>>
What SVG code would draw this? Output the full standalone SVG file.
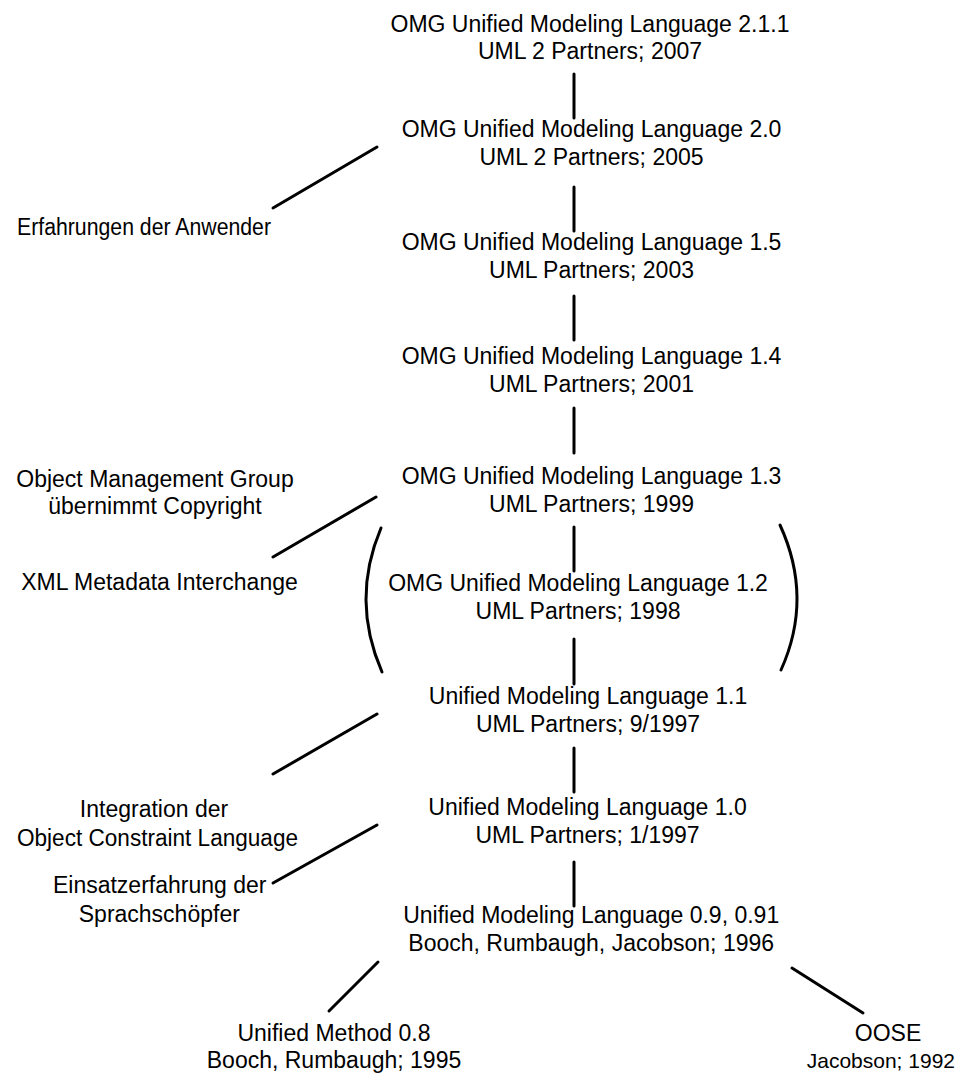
<svg xmlns="http://www.w3.org/2000/svg" width="958" height="1075" viewBox="0 0 958 1075">
<style>
text{font-family:"Liberation Sans",Arial,sans-serif;font-size:23px;fill:#000;text-anchor:middle}
.c line,.c path{stroke:#000;stroke-width:3;stroke-linecap:round;fill:none}
</style>
<rect width="958" height="1075" fill="#fff"/>
<g id="n211"><text x="590" y="32">OMG Unified Modeling Language 2.1.1</text><text x="590" y="58.5">UML 2 Partners; 2007</text></g>
<g id="n20"><text x="591.5" y="137">OMG Unified Modeling Language 2.0</text><text x="591.5" y="165">UML 2 Partners; 2005</text></g>
<g id="n15"><text x="591.5" y="250">OMG Unified Modeling Language 1.5</text><text x="591.5" y="278">UML Partners; 2003</text></g>
<g id="n14"><text x="591.5" y="363.5">OMG Unified Modeling Language 1.4</text><text x="591.5" y="391.5">UML Partners; 2001</text></g>
<g id="n13"><text x="591.5" y="483.5">OMG Unified Modeling Language 1.3</text><text x="591.5" y="511.5">UML Partners; 1999</text></g>
<g id="n12"><text x="578" y="590.5">OMG Unified Modeling Language 1.2</text><text x="578" y="618.5">UML Partners; 1998</text></g>
<g id="n11"><text x="588" y="704">Unified Modeling Language 1.1</text><text x="588" y="731.5">UML Partners; 9/1997</text></g>
<g id="n10"><text x="587.5" y="815">Unified Modeling Language 1.0</text><text x="587.5" y="843">UML Partners; 1/1997</text></g>
<g id="n09"><text x="591.2" y="923">Unified Modeling Language 0.9, 0.91</text><text x="591.2" y="950.5">Booch, Rumbaugh, Jacobson; 1996</text></g>
<g id="n08"><text x="334" y="1040.5">Unified Method 0.8</text><text x="334" y="1068">Booch, Rumbaugh; 1995</text></g>
<g id="oose"><text x="888" y="1040.5">OOSE</text><text x="955" y="1068" style="text-anchor:end;font-size:21px">Jacobson; 1992</text></g>
<g id="l-anwender"><text x="144" y="235" textLength="254" lengthAdjust="spacingAndGlyphs">Erfahrungen der Anwender</text></g>
<g id="l-omg"><text x="155" y="487">Object Management Group</text><text x="155" y="514">übernimmt Copyright</text></g>
<g id="l-xmi"><text x="159.5" y="590">XML Metadata Interchange</text></g>
<g id="l-ocl"><text x="154" y="817">Integration der</text><text x="157.5" y="846" textLength="281" lengthAdjust="spacingAndGlyphs">Object Constraint Language</text></g>
<g id="l-einsatz"><text x="159.7" y="893">Einsatzerfahrung der</text><text x="159.3" y="921.5">Sprachschöpfer</text></g>
<g id="connectors" class="c">
<line x1="574" y1="74" x2="574" y2="118"/>
<line x1="574" y1="187" x2="574" y2="231"/>
<line x1="574" y1="296" x2="574" y2="340"/>
<line x1="574" y1="408" x2="574" y2="453"/>
<line x1="574" y1="527" x2="574" y2="571"/>
<line x1="574" y1="639" x2="574" y2="684"/>
<line x1="574" y1="748" x2="574" y2="792"/>
<line x1="574" y1="862" x2="574" y2="906"/>
<line x1="377" y1="147" x2="273" y2="208"/>
<line x1="376" y1="497" x2="273" y2="557"/>
<line x1="377" y1="714" x2="273" y2="774"/>
<line x1="377" y1="825" x2="273" y2="883"/>
<line x1="378" y1="962" x2="329" y2="1011"/>
<line x1="792" y1="968" x2="863" y2="1013"/>
<path d="M381,528 Q350.5,600 382,672"/>
<path d="M780,525 Q813.5,598 781,670"/>
</g>
</svg>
<<
[Aim of the task] Copy the data character for character, but drop all pictures from the copy.

[Output]
What SVG code would draw this? Output the full standalone SVG file.
<svg xmlns="http://www.w3.org/2000/svg" width="958" height="1075" viewBox="0 0 958 1075">
<style>
text{font-family:"Liberation Sans",Arial,sans-serif;font-size:23px;fill:#000;text-anchor:middle}
.c line,.c path{stroke:#000;stroke-width:3;stroke-linecap:round;fill:none}
</style>
<rect width="958" height="1075" fill="#fff"/>
<g id="n211"><text x="590" y="32">OMG Unified Modeling Language 2.1.1</text><text x="590" y="58.5">UML 2 Partners; 2007</text></g>
<g id="n20"><text x="591.5" y="137">OMG Unified Modeling Language 2.0</text><text x="591.5" y="165">UML 2 Partners; 2005</text></g>
<g id="n15"><text x="591.5" y="250">OMG Unified Modeling Language 1.5</text><text x="591.5" y="278">UML Partners; 2003</text></g>
<g id="n14"><text x="591.5" y="363.5">OMG Unified Modeling Language 1.4</text><text x="591.5" y="391.5">UML Partners; 2001</text></g>
<g id="n13"><text x="591.5" y="483.5">OMG Unified Modeling Language 1.3</text><text x="591.5" y="511.5">UML Partners; 1999</text></g>
<g id="n12"><text x="578" y="590.5">OMG Unified Modeling Language 1.2</text><text x="578" y="618.5">UML Partners; 1998</text></g>
<g id="n11"><text x="588" y="704">Unified Modeling Language 1.1</text><text x="588" y="731.5">UML Partners; 9/1997</text></g>
<g id="n10"><text x="587.5" y="815">Unified Modeling Language 1.0</text><text x="587.5" y="843">UML Partners; 1/1997</text></g>
<g id="n09"><text x="591.2" y="923">Unified Modeling Language 0.9, 0.91</text><text x="591.2" y="950.5">Booch, Rumbaugh, Jacobson; 1996</text></g>
<g id="n08"><text x="334" y="1040.5">Unified Method 0.8</text><text x="334" y="1068">Booch, Rumbaugh; 1995</text></g>
<g id="oose"><text x="888" y="1040.5">OOSE</text><text x="955" y="1068" style="text-anchor:end;font-size:21px">Jacobson; 1992</text></g>
<g id="l-anwender"><text x="144" y="235" textLength="254" lengthAdjust="spacingAndGlyphs">Erfahrungen der Anwender</text></g>
<g id="l-omg"><text x="155" y="487">Object Management Group</text><text x="155" y="514">übernimmt Copyright</text></g>
<g id="l-xmi"><text x="159.5" y="590">XML Metadata Interchange</text></g>
<g id="l-ocl"><text x="154" y="817">Integration der</text><text x="157.5" y="846" textLength="281" lengthAdjust="spacingAndGlyphs">Object Constraint Language</text></g>
<g id="l-einsatz"><text x="159.7" y="893">Einsatzerfahrung der</text><text x="159.3" y="921.5">Sprachschöpfer</text></g>
<g id="connectors" class="c">
<line x1="574" y1="74" x2="574" y2="118"/>
<line x1="574" y1="187" x2="574" y2="231"/>
<line x1="574" y1="296" x2="574" y2="340"/>
<line x1="574" y1="408" x2="574" y2="453"/>
<line x1="574" y1="527" x2="574" y2="571"/>
<line x1="574" y1="639" x2="574" y2="684"/>
<line x1="574" y1="748" x2="574" y2="792"/>
<line x1="574" y1="862" x2="574" y2="906"/>
<line x1="377" y1="147" x2="273" y2="208"/>
<line x1="376" y1="497" x2="273" y2="557"/>
<line x1="377" y1="714" x2="273" y2="774"/>
<line x1="377" y1="825" x2="273" y2="883"/>
<line x1="378" y1="962" x2="329" y2="1011"/>
<line x1="792" y1="968" x2="863" y2="1013"/>
<path d="M381,528 Q350.5,600 382,672"/>
<path d="M780,525 Q813.5,598 781,670"/>
</g>
</svg>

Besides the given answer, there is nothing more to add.